» What you need to do: Begin with the first line and repeat exactly through the line containing "width=284pt,minimum height=41pt] (aziz)"; leave every image out.

» Data provided:
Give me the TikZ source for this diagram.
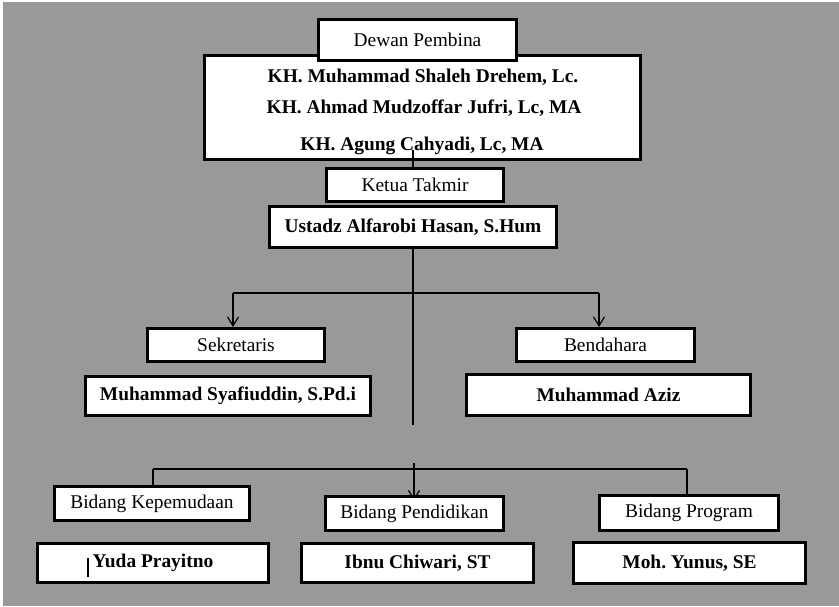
\documentclass[tikz,border=0pt]{standalone}
\usepackage{fontspec}
\setmainfont{Liberation Serif}
\usetikzlibrary{arrows.meta,backgrounds}
\definecolor{bggray}{RGB}{153,153,153}
\frenchspacing
\begin{document}
\begin{tikzpicture}[x=1pt,y=-1pt,
  box/.style={draw=black,line width=3pt,fill=white,inner sep=0pt,
    font=\fontsize{19.4}{22}\selectfont},
  namebox/.style={box,font=\fontsize{19.4}{22}\selectfont\bfseries},
  lbl/.style={anchor=base,inner sep=0pt,font=\fontsize{19.4}{22}\selectfont\bfseries},
  conn/.style={line width=1.2pt,draw=black},
  arr/.style={conn,-{Straight Barb[length=9pt,width=11pt,line width=1.2pt]}}]
\useasboundingbox (0,0) rectangle (839,606);

% top block
\node[box,minimum width=436pt,minimum height=104pt] (pembina) at (422.5,107.5) {};
\node[lbl] (p1) at (423,82) {KH. Muhammad Shaleh Drehem, Lc.};
\node[lbl] (p2) at (424,113) {KH. Ahmad Mudzoffar Jufri, Lc, MA};
\node[lbl] (p3) at (422,150) {KH. Agung Cahyadi, Lc, MA};
\node[box,minimum width=198pt,minimum height=41pt] (dewan) at (417.5,40) {Dewan Pembina};

\node[namebox,minimum width=287pt,minimum height=41pt] (ustadz) at (413,227) {Ustadz Alfarobi Hasan, S.Hum};
\node[box,minimum width=177pt,minimum height=33pt] (ketua) at (415,185) {Ketua Takmir};

% middle
\node[box,minimum width=177pt,minimum height=33pt] (sek) at (236,345) {Sekretaris};
\node[namebox,minimum width=285pt,minimum height=39pt] (syaf) at (228,396) {Muhammad Syafiuddin, S.Pd.i};
\node[box,minimum width=178pt,minimum height=33pt] (bend) at (605.5,345) {Bendahara};
\node[namebox,minimum width=284pt,minimum height=41pt] (aziz) at (608.5,395) {Muhammad Aziz};

% bottom
\node[box,minimum width=195pt,minimum height=34pt] (kep) at (152,503.5) {Bidang Kepemudaan};
\node[namebox,minimum width=231pt,minimum height=39pt] (yuda) at (153,563) {Yuda Prayitno};
\node[box,minimum width=178pt,minimum height=34pt] (pend) at (414.5,513.5) {Bidang Pendidikan};
\node[namebox,minimum width=232pt,minimum height=39pt] (ibnu) at (417.5,563) {Ibnu Chiwari, ST};
\node[box,minimum width=179pt,minimum height=35pt] (prog) at (689,513) {Bidang Program};
\node[namebox,minimum width=232pt,minimum height=41pt] (moh) at (689.5,563) {Moh. Yunus, SE};

% text cursor in Yuda box
\draw[line width=1.5pt] (88,558) -- (88,577);

% junction coordinates
\coordinate (ptop) at (413,150);
\coordinate (c1) at (413,425);
\coordinate (h1l) at (233,293);
\coordinate (h1r) at (599,293);
\coordinate (c2) at (414,463);
\coordinate (h2l) at (153,469);
\coordinate (h2r) at (687,469);

\begin{scope}[on background layer]
  \fill[bggray] (3,2) rectangle (839,606);
  \draw[conn] (ustadz.south -| c1) -- (c1);
  \draw[conn] (h1l) -- (h1r);
  \draw[arr] (h1l) -- (h1l |- sek.north);
  \draw[arr] (h1r) -- (h1r |- bend.north);
  \draw[conn] (h2l) -- (h2r);
  \draw[conn] (h2l) -- (h2l |- kep.north);
  \draw[conn] (h2r) -- (h2r |- prog.north);
  \draw[arr] (c2) -- ([yshift=-5.5pt]c2 |- pend.north);
\end{scope}

\draw[conn] (ptop) -- (ptop |- ketua.north);
\end{tikzpicture}
\end{document}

» Result of this task:
Give me the TikZ source for this diagram.
\documentclass[tikz,border=0pt]{standalone}
\usepackage{fontspec}
\setmainfont{Liberation Serif}
\usetikzlibrary{arrows.meta,backgrounds}
\definecolor{bggray}{RGB}{153,153,153}
\frenchspacing
\begin{document}
\begin{tikzpicture}[x=1pt,y=-1pt,
  box/.style={draw=black,line width=3pt,fill=white,inner sep=0pt,
    font=\fontsize{19.4}{22}\selectfont},
  namebox/.style={box,font=\fontsize{19.4}{22}\selectfont\bfseries},
  lbl/.style={anchor=base,inner sep=0pt,font=\fontsize{19.4}{22}\selectfont\bfseries},
  conn/.style={line width=1.2pt,draw=black},
  arr/.style={conn,-{Straight Barb[length=9pt,width=11pt,line width=1.2pt]}}]
\useasboundingbox (0,0) rectangle (839,606);

% top block
\node[box,minimum width=436pt,minimum height=104pt] (pembina) at (422.5,107.5) {};
\node[lbl] (p1) at (423,82) {KH. Muhammad Shaleh Drehem, Lc.};
\node[lbl] (p2) at (424,113) {KH. Ahmad Mudzoffar Jufri, Lc, MA};
\node[lbl] (p3) at (422,150) {KH. Agung Cahyadi, Lc, MA};
\node[box,minimum width=198pt,minimum height=41pt] (dewan) at (417.5,40) {Dewan Pembina};

\node[namebox,minimum width=287pt,minimum height=41pt] (ustadz) at (413,227) {Ustadz Alfarobi Hasan, S.Hum};
\node[box,minimum width=177pt,minimum height=33pt] (ketua) at (415,185) {Ketua Takmir};

% middle
\node[box,minimum width=177pt,minimum height=33pt] (sek) at (236,345) {Sekretaris};
\node[namebox,minimum width=285pt,minimum height=39pt] (syaf) at (228,396) {Muhammad Syafiuddin, S.Pd.i};
\node[box,minimum width=178pt,minimum height=33pt] (bend) at (605.5,345) {Bendahara};
\node[namebox,minimum width=284pt,minimum height=41pt] (aziz) at (608.5,395) {Muhammad Aziz};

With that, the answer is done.